╭──

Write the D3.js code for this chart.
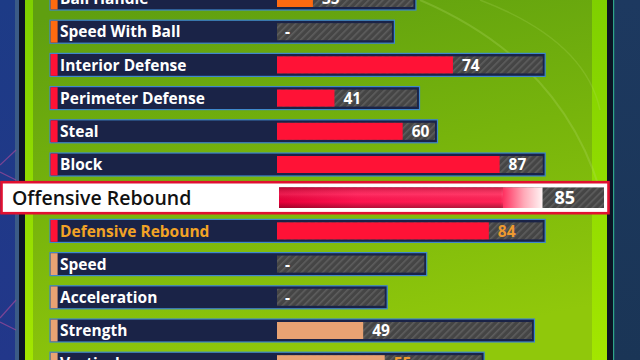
<!DOCTYPE html>
<html>
<head>
<meta charset="utf-8">
<script src="https://cdn.jsdelivr.net/npm/d3@7"></script>
<style>
  html, body { margin: 0; padding: 0; background: #13254a; }
  svg { display: block; }
</style>
</head>
<body>
<svg id="chart"></svg>
<script>
// Attribute rows, top to bottom (first and last are cut by the frame)
var labels = ["Ball Handle", "Speed With Ball", "Interior Defense", "Perimeter Defense",
  "Steal", "Block", "Offensive Rebound", "Defensive Rebound",
  "Speed", "Acceleration", "Strength", "Vertical"];
// current rating, null where the game shows "-"
var values = [35, null, 74, 41, 60, 87, 85, 84, null, null, 49, 55];
// length of the grey track (rating cap)
var caps = [63, 57, 99, 64, 69, 99, 99, 99, 66, 55, 96, 82];
var groups = ["handle", "handle", "defense", "defense", "defense", "defense",
  "defense", "defense", "athletic", "athletic", "athletic", "athletic"];
var selected = "Offensive Rebound";
var orangeLabels = ["Defensive Rebound"];
var orangeValues = ["Defensive Rebound", "Vertical"];
var ratingDomain = [25, 99];

var width = 640, height = 360;

var groupColor = d3.scaleOrdinal()
  .domain(["handle", "defense", "athletic"])
  .range(["#ff6a10", "#ff1236", "#e8a273"]);

var y = d3.scalePoint().domain(labels).range([-1.5, 363.7]);
var x = d3.scaleLinear().domain(ratingDomain).range([277, 542.7]);
var xSel = d3.scaleLinear().domain(ratingDomain).range([279, 604]);

var rows = labels.map(function (d, i) {
  return { label: d, value: values[i], cap: caps[i], group: groups[i] };
});

var svg = d3.select("#chart").attr("width", width).attr("height", height);
var defs = svg.append("defs");

// background gradients
var bgL = defs.append("linearGradient").attr("id", "bgL").attr("x1", 0).attr("y1", 0).attr("x2", 0).attr("y2", 1);
bgL.append("stop").attr("offset", 0).attr("stop-color", "#1d3b86");
bgL.append("stop").attr("offset", 1).attr("stop-color", "#22378a");

var bgR = defs.append("linearGradient").attr("id", "bgR").attr("x1", 0).attr("y1", 0).attr("x2", 0).attr("y2", 1);
bgR.append("stop").attr("offset", 0).attr("stop-color", "#1d3960");
bgR.append("stop").attr("offset", 1).attr("stop-color", "#1a3556");

var panel = defs.append("linearGradient").attr("id", "panel").attr("x1", 0.2).attr("y1", 0).attr("x2", 0.5).attr("y2", 1);
panel.append("stop").attr("offset", 0).attr("stop-color", "#5f9f10");
panel.append("stop").attr("offset", 0.5).attr("stop-color", "#77b40c");
panel.append("stop").attr("offset", 1).attr("stop-color", "#90c80b");

var lime = defs.append("linearGradient").attr("id", "lime").attr("x1", 0).attr("y1", 0).attr("x2", 0).attr("y2", 1);
lime.append("stop").attr("offset", 0).attr("stop-color", "#7fd000");
lime.append("stop").attr("offset", 1).attr("stop-color", "#a3e600");

// striped track pattern
var stripes = defs.append("pattern").attr("id", "stripes")
  .attr("patternUnits", "userSpaceOnUse").attr("width", 5).attr("height", 5)
  .attr("patternTransform", "rotate(45)");
stripes.append("rect").attr("width", 5).attr("height", 5).attr("fill", "#454545");
stripes.append("rect").attr("width", 1.6).attr("height", 5).attr("fill", "#5e5e5e");

// selected bar gradient
var selGrad = defs.append("linearGradient").attr("id", "selGrad").attr("x1", 0).attr("y1", 0).attr("x2", 1).attr("y2", 0);
selGrad.append("stop").attr("offset", 0).attr("stop-color", "#e8003a");
selGrad.append("stop").attr("offset", 0.3).attr("stop-color", "#ff1450");
selGrad.append("stop").attr("offset", 0.84).attr("stop-color", "#ff2255");
selGrad.append("stop").attr("offset", 0.93).attr("stop-color", "#ffaab8");
selGrad.append("stop").attr("offset", 1).attr("stop-color", "#fff4f4");
var selShade = defs.append("linearGradient").attr("id", "selShade").attr("x1", 0).attr("y1", 0).attr("x2", 0).attr("y2", 1);
selShade.append("stop").attr("offset", 0).attr("stop-color", "#000").attr("stop-opacity", 0.2);
selShade.append("stop").attr("offset", 0.35).attr("stop-color", "#fff").attr("stop-opacity", 0.1);
selShade.append("stop").attr("offset", 0.7).attr("stop-color", "#000").attr("stop-opacity", 0);
selShade.append("stop").attr("offset", 1).attr("stop-color", "#000").attr("stop-opacity", 0.3);

// frame
svg.append("rect").attr("width", 16).attr("height", height).attr("fill", "url(#bgL)");
svg.append("rect").attr("x", 15).attr("width", 4).attr("height", height).attr("fill", "#3b5b86");
svg.append("rect").attr("x", 19).attr("width", 6).attr("height", height).attr("fill", "#0b1326");
svg.append("rect").attr("x", 25).attr("width", 567).attr("height", height).attr("fill", "url(#panel)");
svg.append("rect").attr("x", 25).attr("width", 8).attr("height", height).attr("fill", "url(#lime)");
svg.append("rect").attr("x", 592).attr("width", 15).attr("height", height).attr("fill", "url(#lime)");
svg.append("rect").attr("x", 607).attr("width", 6).attr("height", height).attr("fill", "#0a1424");
svg.append("rect").attr("x", 613).attr("width", 1.5).attr("height", height).attr("fill", "#2fa58a");
svg.append("rect").attr("x", 614.5).attr("width", 26).attr("height", height).attr("fill", "url(#bgR)");

// faint decor lines on the left edge
[[0, 165, 16, 150], [0, 172, 16, 180], [0, 318, 16, 300], [0, 322, 16, 330]].forEach(function (l) {
  svg.append("line").attr("x1", l[0]).attr("y1", l[1]).attr("x2", l[2]).attr("y2", l[3])
    .attr("stroke", "#a04a9a").attr("stroke-width", 1.2).attr("opacity", 0.7);
});

// light streaks in the panel
svg.append("path").attr("d", "M420,0 Q560,60 600,190").attr("fill", "none")
  .attr("stroke", "#b8e070").attr("stroke-width", 2).attr("opacity", 0.25);
svg.append("path").attr("d", "M480,0 Q585,40 600,110").attr("fill", "none")
  .attr("stroke", "#b8e070").attr("stroke-width", 1.5).attr("opacity", 0.2);

var rowH = 23, barH = 17;
var normal = rows.filter(function (d) { return d.label !== selected; });

var g = svg.selectAll(".row").data(normal).enter().append("g").attr("class", "row");

g.append("rect")
  .attr("x", 50).attr("y", function (d) { return y(d.label) - rowH / 2; })
  .attr("width", function (d) { return x(d.cap) + 2.5 - 50; }).attr("height", rowH)
  .attr("fill", "#1a2347").attr("stroke", "#3f88cc").attr("stroke-width", 1.2);

g.append("rect")
  .attr("x", 50.6).attr("y", function (d) { return y(d.label) - rowH / 2 + 0.6; })
  .attr("width", 7).attr("height", rowH - 1.2)
  .attr("fill", function (d) { return groupColor(d.group); });

g.append("rect")
  .attr("x", x(ratingDomain[0])).attr("y", function (d) { return y(d.label) - barH / 2; })
  .attr("width", function (d) { return x(d.cap) - x(ratingDomain[0]); }).attr("height", barH)
  .attr("fill", "url(#stripes)");

g.filter(function (d) { return d.value != null; }).append("rect")
  .attr("x", x(ratingDomain[0])).attr("y", function (d) { return y(d.label) - barH / 2; })
  .attr("width", function (d) { return x(d.value) - x(ratingDomain[0]); }).attr("height", barH)
  .attr("fill", function (d) { return groupColor(d.group); });

g.append("text")
  .attr("x", 60).attr("y", function (d) { return y(d.label) + 5.6; })
  .attr("font-family", "Open Sans").attr("font-weight", 700).attr("font-size", 15.5)
  .attr("fill", function (d) { return orangeLabels.indexOf(d.label) >= 0 ? "#f2a326" : "#ffffff"; })
  .text(function (d) { return d.label; });

g.append("text")
  .attr("x", function (d) { return d.value == null ? 285 : x(d.value) + 9; })
  .attr("y", function (d) { return y(d.label) + 5.6; })
  .attr("font-family", "Open Sans").attr("font-weight", 700).attr("font-size", 15.5)
  .attr("fill", function (d) { return orangeValues.indexOf(d.label) >= 0 ? "#ee9a30" : "#ffffff"; })
  .text(function (d) { return d.value == null ? "-" : d.value; });

// selected row
var sel = rows.filter(function (d) { return d.label === selected; })[0];
var sy = y(sel.label);
var sg = svg.append("g").attr("class", "selected");
sg.append("rect").attr("x", 1.5).attr("y", sy - 15.5).attr("width", 607).attr("height", 31)
  .attr("fill", "#ffffff").attr("stroke", "#e01030").attr("stroke-width", 2.6);
sg.append("rect").attr("x", xSel(ratingDomain[0])).attr("y", sy - 10.3)
  .attr("width", xSel(sel.cap) - xSel(ratingDomain[0])).attr("height", 20.6)
  .attr("fill", "url(#stripes)");
sg.append("rect").attr("x", xSel(ratingDomain[0])).attr("y", sy - 10.3)
  .attr("width", xSel(sel.value) - xSel(ratingDomain[0])).attr("height", 20.6)
  .attr("fill", "url(#selGrad)");
sg.append("rect").attr("x", xSel(ratingDomain[0])).attr("y", sy - 10.3)
  .attr("width", (xSel(sel.value) - xSel(ratingDomain[0])) * 0.85).attr("height", 20.6)
  .attr("fill", "url(#selShade)");
sg.append("text").attr("x", 12).attr("y", sy + 6.8)
  .attr("font-family", "Open Sans").attr("font-weight", 600).attr("font-size", 19.5)
  .attr("fill", "#111111").text(sel.label);
sg.append("text").attr("x", xSel(sel.value) + 12).attr("y", sy + 6.5)
  .attr("font-family", "Open Sans").attr("font-weight", 700).attr("font-size", 18)
  .attr("fill", "#ffffff").text(sel.value);
</script>
</body>
</html>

╰──

§ **INSTRUCTIONS TO FOLLOW**: Report only a number: how many lines in the material above contain the string "chart".

§ **ANSWER TO THE TASK**: 3